College going male’s view:
Despite exterior measurements equaling the previous Golf, the five-passenger Rabbit interior has 7 percent more passenger volume. Most of that goes into the backseat area as rear passengers gain nearly 2 inches of legroom and more than an inch of headroom. Still entering and leaving the backseat in the two-door model isn’t easy.
The Rabbit’s illuminated gauges are love it or hate it red and blue and the same holds sway for all the other switches and knobs as well. The result is a bit circusie, but they are easy to read. The steering wheel and seats are the best part of the interior as they both fit me very well. The wheel tilts and telescopes and the rear seats are easy to fold down. A handy and friendly car, the Rabbit isn’t a disappointment on the road, but the price prevents me from hopping onto this bandwagon.
Young working woman’s view: There is plenty here. From the everywhere air bags to the standard four wheel antilock disc brakes, to the air conditioning, heated front seats with a height adjusting lever, power windows, locks and mirrors, a good stereo with a six-disc in-dash CD/MP3 player, traction control, and plenty of small storage areas make it user friendly. I especially liked the way the controls were easy to reach, but the cupholders were too small and too shallow. Of all the features I was most enamored with the way you opened the rear hatch. You push the large Volkswagen hinged emblem and it unlocks the cargo bay. Easy to use and shuts soundly.
The 14.5-gallon tank is good enough to make 300-mile trips without refueling an easy task and it was also reassuring to have the Volkswagen warranty that extends to four years or 50,000 miles limited and an extra year and additional 10,000 miles of coverage for the powertrain.
The Rabbit just didn’t fill my needs. If I buy a compact car I want better fuel mileage than the Rabbit and I want a sporty car I want more performance. Both are available elsewhere for less. On the other hand, this is a very solid feeling drive with a perky feel and an eager to please and playful nature.

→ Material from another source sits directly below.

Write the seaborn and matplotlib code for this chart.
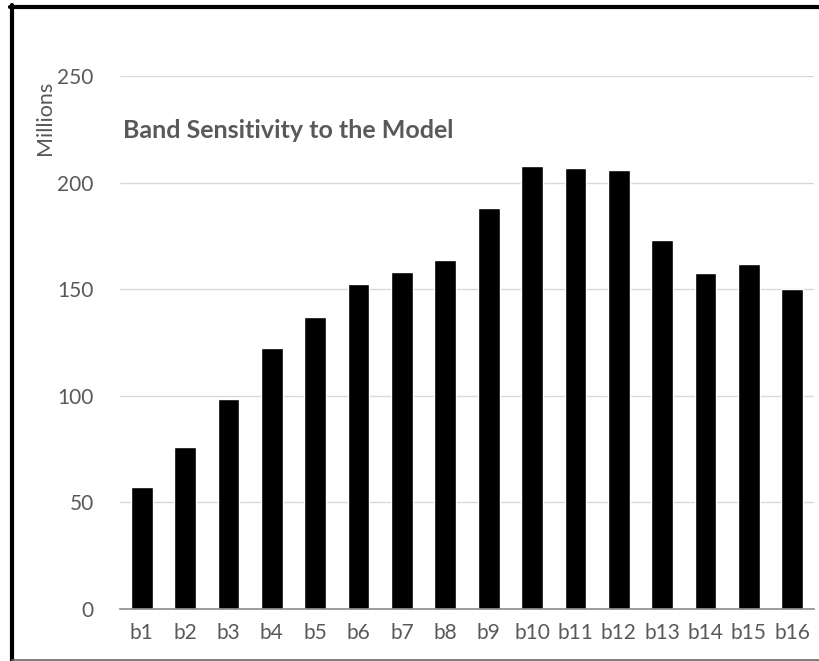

Family conference: We liked the Passat wagon a great deal and felt it was well priced, but the Rabbit appears to be too expensive for what it offers. It is good handling, but that costs in ride quality, and the gas mileage is not good enough considering the performance of the engine. We believe it certainly has appeal to younger buyers and is fun to drive. However, with its same old looks are they going to want to pay for the privilege of driving a vehicle doesn’t differ much from its predecessor. The bottom line for us is that the Rabbit is much improved and more capable now. It will certainly appeal to those who like the Volkswagen image and spunky performance. Whatever you do consider waiting for the more powerful engine if you like driving. The competition is mainly the Mazda 3.